During sermons the pastors exhort worshippers to give generously if they want the Lord's blessing. "What's half a million dollars to a congregation like this? Peanuts," 72-year-old Pastor Paul thundered one recent Sunday morning, asking members to help fund an "evangelical explosion" in Toronto. In another sermon, he said: "Abraham received wealth, blessing and prosperity – not because he worked, but because he believed in a God that was bigger than the economy."

Asked how the pastors could afford their lifestyle, Prayer Palace officials responded that the question "is not related to charities."

In his sermons, Pastor Paul works hard to convey to his flock the notion that he and his family are simple people who shop at discount stores. However, the Star found that the three pastors' houses are extravagantly appointed. Tim's King City house boasts nine-metre ceilings, a state-of-the-art, nine-seat home cinema, Italian onyx floors and a five-car garage, and was recently put on the market for $5.5 million.

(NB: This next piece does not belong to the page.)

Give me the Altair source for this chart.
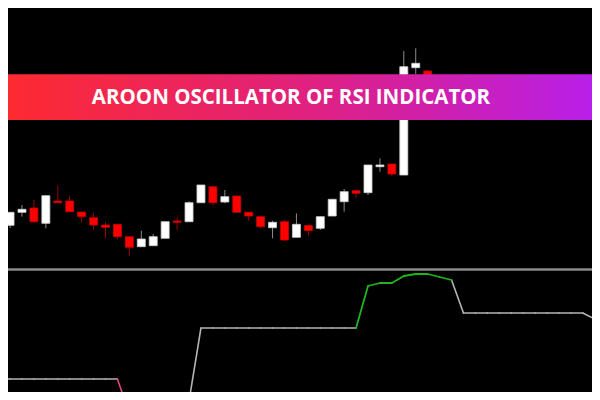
import altair as alt
import pandas as pd

# ---- candlestick data (bar index, direction, OHLC) ----
candle_idx = list(range(36))
candle_dir = ["up", "up", "down", "up", "down", "down", "down", "down", "down", "down",
              "down", "up", "up", "up", "down", "up", "up", "down", "up", "down",
              "down", "down", "up", "down", "up", "down", "up", "up", "up", "down",
              "up", "up", "down", "up", "up", "down"]
opens = [1.09747, 1.09877, 1.09920, 1.09767, 1.09990, 1.09990, 1.09880, 1.09823, 1.09750, 1.09757,
         1.09633, 1.09533, 1.09543, 1.09617, 1.09790, 1.09783, 1.09973, 1.10133, 1.09980, 1.10040,
         1.09877, 1.09833, 1.09723, 1.09783, 1.09627, 1.09745, 1.09717, 1.09840, 1.09983, 1.10093,
         1.10073, 1.10333, 1.10360, 1.10250, 1.11323, 1.11290]
highs = [1.09877, 1.09950, 1.10000, 1.10043, 1.10143, 1.10040, 1.09880, 1.09867, 1.09777, 1.09757,
         1.09640, 1.09693, 1.09660, 1.09783, 1.09827, 1.09987, 1.10150, 1.10133, 1.10100, 1.10040,
         1.09877, 1.09833, 1.09793, 1.09800, 1.09867, 1.09745, 1.09833, 1.10007, 1.10110, 1.10107,
         1.10350, 1.10417, 1.10360, 1.11490, 1.11517, 1.11300]
lows = [1.09720, 1.09833, 1.09770, 1.09717, 1.09970, 1.09883, 1.09773, 1.09700, 1.09617, 1.09607,
        1.09440, 1.09533, 1.09540, 1.09617, 1.09700, 1.09783, 1.09973, 1.09950, 1.09967, 1.09877,
        1.09793, 1.09717, 1.09617, 1.09590, 1.09627, 1.09645, 1.09700, 1.09840, 1.09883, 1.10023,
        1.10050, 1.10283, 1.10240, 1.10250, 1.11257, 1.11160]
closes = [1.09877, 1.09907, 1.09783, 1.10043, 1.09973, 1.09883, 1.09833, 1.09750, 1.09727, 1.09633,
          1.09527, 1.09610, 1.09633, 1.09783, 1.09777, 1.09973, 1.10150, 1.09973, 1.10033, 1.09877,
          1.09840, 1.09733, 1.09777, 1.09600, 1.09757, 1.09693, 1.09833, 1.10007, 1.10083, 1.10067,
          1.10350, 1.10350, 1.10260, 1.11333, 1.11367, 1.11200]

# ---- Aroon oscillator of RSI (bar index, value) ----
osc_idx = list(range(-1, 50))
osc_val = [-9, -9, -9, -9, -9, -9, -9, -9, -9, -9, -9,
           -44, -55, -62, -62, -50, -31,
           42, 42, 42, 42, 42, 42, 42, 42, 42, 42, 42, 42, 42, 42,
           84, 87, 87, 94, 96, 96, 93, 90,
           57, 57, 57, 57, 57, 57, 57, 57, 57, 57, 57,
           51]

banner_text = "AROON OSCILLATOR OF RSI INDICATOR"

candles = pd.DataFrame({"i": candle_idx, "dir": candle_dir, "open": opens,
                        "high": highs, "low": lows, "close": closes})

seg = pd.DataFrame({"i": osc_idx[:-1], "i2": osc_idx[1:],
                    "v": osc_val[:-1], "v2": osc_val[1:]})
seg["zone"] = ["up" if e >= 70 else ("down" if e <= -40 else "flat") for e in seg["v2"]]

W, H = 584, 384
xscale = alt.Scale(domain=[0.2471, 48.3526], nice=False, zero=False)
pscale = alt.Scale(domain=[1.0808, 1.1192], nice=False, zero=False)
oscale = alt.Scale(domain=[-22, 362], nice=False, zero=False)

base = alt.Chart(candles)
X = alt.X("i:Q", scale=xscale, axis=None)


def wick(d, col):
    return base.transform_filter(alt.datum.dir == d).mark_rule(
        color=col, strokeWidth=1, clip=True).encode(
        x=X, y=alt.Y("low:Q", scale=pscale, axis=None), y2="high:Q")


def body(d, fill, stroke):
    return base.transform_filter(alt.datum.dir == d).mark_bar(
        size=8, fill=fill, stroke=stroke, strokeWidth=0.8, clip=True).encode(
        x=X, y=alt.Y("open:Q", scale=pscale, axis=None), y2="close:Q")


sbase = alt.Chart(seg)


def osc(z, col, w):
    return sbase.transform_filter(alt.datum.zone == z).mark_rule(
        color=col, strokeWidth=w, clip=True, strokeCap="round").encode(
        x=alt.X("i:Q", scale=xscale, axis=None), x2="i2:Q",
        y=alt.Y("v:Q", scale=oscale, axis=None), y2="v2:Q")


deco = alt.Chart(pd.DataFrame({"t": [banner_text]}))

separator = deco.mark_rule(color="#8a8a8a", strokeWidth=2.5).encode(
    x=alt.value(0), x2=alt.value(W), y=alt.value(261.5))

banner = deco.mark_rect(
    color=alt.LinearGradient(
        gradient="linear", x1=0, x2=1, y1=0, y2=0,
        stops=[alt.GradientStop(color="#fd2a30", offset=0),
               alt.GradientStop(color="#e1217c", offset=0.5),
               alt.GradientStop(color="#b91fe8", offset=1)])
).encode(x=alt.value(0), x2=alt.value(W), y=alt.value(66.3), y2=alt.value(112))

title = deco.mark_text(color="white", font="Open Sans", fontWeight="bold",
                       fontSize=20.5, align="center", baseline="alphabetic").encode(
    text="t:N", x=alt.value(283), y=alt.value(95.5))

chart = alt.layer(
    wick("up", "#8c8c8c"), wick("down", "#a00000"),
    body("up", "#ffffff", "#cfcfcf"), body("down", "#ff0000", "#c80000"),
    separator,
    osc("flat", "#b4b4b4", 1.6), osc("down", "#e0457d", 1.6), osc("up", "#1fb51f", 1.8),
    banner, title
).resolve_scale(y="independent").properties(
    width=W, height=H, padding=0,
    autosize=alt.AutoSizeParams(type="none"),
    background="black"
).configure_view(stroke=None)

chart.save("out.html", embed_options={"renderer": "svg", "actions": False})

What's more, Pastor Paul and his twins fly to family reunions in a helicopter, and they frequently travel to their Florida vacation villa, which was built last year.

Church financial documents show a number of items related to the family's recent flurry of activity in the U.S. Those include a $1-million transfer of Prayer Palace funds to a "Florida mission" during the same time the pastors built a Spanish-style waterfront home there and bought a small church.

In researching this story, the Star interviewed more than three dozen current and former church members, contractors who worked on the Prayer Palace and other Melnichuk building projects, and other family associates.

The church's most devout followers say that if wealth ends up in the pastors' hands, it's because God sees fit. Still, in looking at the church construction and several of Melnichuk's personal house-building projects that overlapped it, the Star found the lines between the two often blurred.

For example, as the church prepared to turn sod on the $27-million Prayer Palace, Melnichuk had a construction company pave his own driveway instead of paying the full cost of renting space on church property for storing equipment. Also, a valuable strip of Prayer Palace land was sold to a company connected to the Melnichuks.

The church's financial documents raise numerous questions. Total salaries for the pastors and other staff (it's unclear how many are paid) was listed on Prayer Palace documents as more than $1 million in 2005, the last year reported, up from about $750,000 two years earlier. The most recent documents show one salary of more than $119,000 – likely that of Pastor Paul – and three salaries between $80,000 and $119,000.

In addition, Prayer Palace financial statements show "housing allowances" of more than $125,000, but the documents don't specify the recipients.

The documents also show annual vehicle and travel expenses have doubled in the past two years, jumping to more than $175,000. The original cost of the vehicles in the Prayer Palace fleet is over $500,000. Documents obtained by the Star show the red Mercedes convertible is registered to the Canadian church but kept at the pastor's Florida villa.

The Star found the pastors and their wives also drive, besides the Lexus and Porsche SUVs, an Audi A6S sedan, BMW 7 Series and 3 Series sedans, a Lincoln LS and Towncar, and a red, oversized Dodge pickup. The Lexus is also kept in Florida.

Folks what is your gut reaction to such misuse of the gospel that Jesus gave His life for? Is it any wonder that much of the religious world will hear..."depart from me I never knew you".